There is testimony that Wyoming avenue was approximately 40 feet wide; and some testimony that plaintiff was struck by the left hand front fender of defendant's taxi, and some that she was struck by the right front portion of the taxi. It was negligence as a matter of law for plaintiff to have continued crossing from the middle of Wyoming avenue to the point of the accident without making any further observation as to vehicular traffic approaching her from the north. Her failure to exercise such care resulted in her walking into the path of defendant's approaching vehicle.
In its essential aspects the instant case is much like Long v. Garneau, 319 Mich. 291, 299, where Justice BOYLES, speaking for the Court, said: "It is equally obvious that if plaintiff had looked to the right before taking her last few steps south of the center line of Kalamazoo street, she could have seen defendant's automobile before walking into its side. It was plainly there to be seen."

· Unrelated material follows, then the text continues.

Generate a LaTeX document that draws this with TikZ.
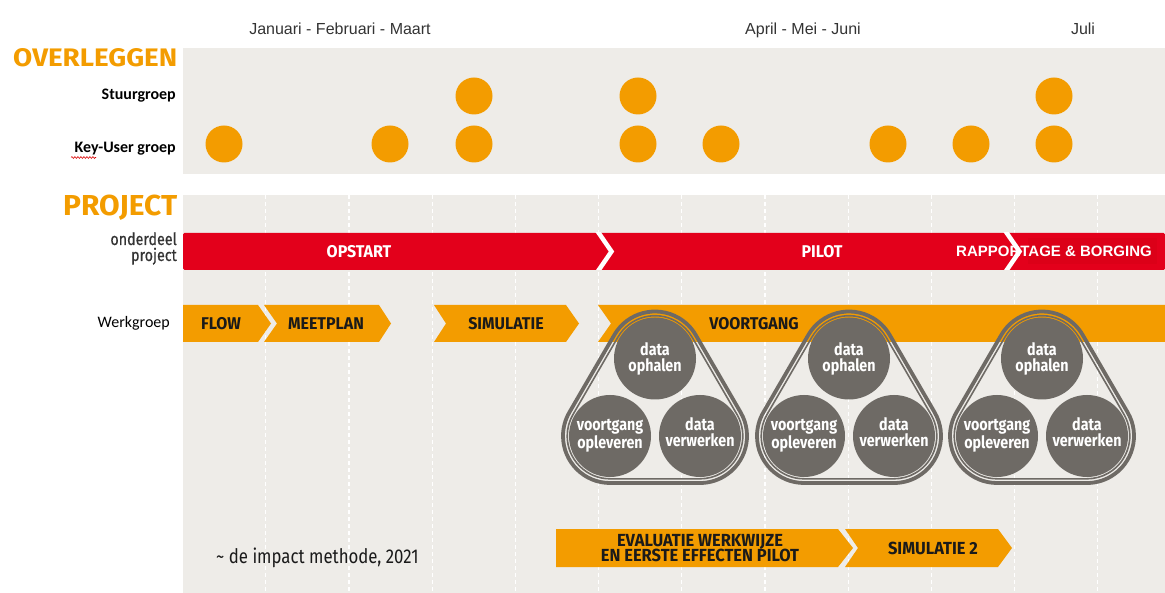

While in factual background they are not on all fours, the following cases are indicative of the law which controls decision in the instant case. DeJager v. Vandenberg, 288 Mich. 136;Sloan v. Ambrose, 300 Mich. 188; Malone v. Vining,313 Mich. 315. In the Malone Case a paragraph of the headnote reads:
"Before crossing a street, a pedestrian must (1) make proper observation as to approaching traffic, (2) observe approaching traffic and form a judgment as to its distance away and its speed, (3) continue his observations while crossing the street, and (4) exercise that degree of care and caution which an ordinarily careful and prudent person would exercise under like circumstances." *Page 79
Plaintiff in support of her contention that an issue of fact was presented by the testimony, relies upon Smarinsky v.Markowitz, 265 Mich. 412, wherein decision turned on the issue of subsequent negligence. That issue is not presented herein. The cited case is not in point. In support of her position plaintiff also urges our decisions in Moore v. Noorthoek, 280 Mich. 431; Neesley v. Lord, 297 Mich. 163; and Werker v.McGrain, 315 Mich. 287. But in each of these cases there was testimony tending to sustain the claim that the plaintiff was free from contributory negligence; whereas in the instant case the testimony of plaintiff herself discloses that she was guilty of negligence which contributed to the accident. In the WerkerCase we said:
"Also, there was testimony tending to show that she (plaintiff) was free from contributory negligence. * * * The conflicting testimony, together with the physical facts and circumstances, clearly presented a question of fact for the jury's determination."
My Brother quotes briefly from Guina v. Harrod, 275 Mich. 393, and Petersen v. Lundin, 236 Mich. 590. In the former case the view of both the plaintiff and the defendant was obstructed as each approached the point of accident, and this was a justification for the holding that as to the issue of plaintiff's contributory negligence an issue of fact was presented.
In the Petersen Case the issue of fact as to contributory negligence of plaintiff's decedent turned upon this. There was no eye witness to that factual aspect of the case, and, hence, as a matter of law, plaintiff's decedent was presumed not to have been guilty of contributory negligence. The irrelevancy of that decision to the case at bar is quite obvious.
The trial court ruled correctly in granting defendant's motion for a directed verdict at the close of *Page 80 plaintiff's proofs. The judgment entered in the circuit court will be affirmed, with costs to appellee.
SHARPE, BOYLES, DETHMERS, BUTZEL, and CARR, JJ., concurred with NORTH, J.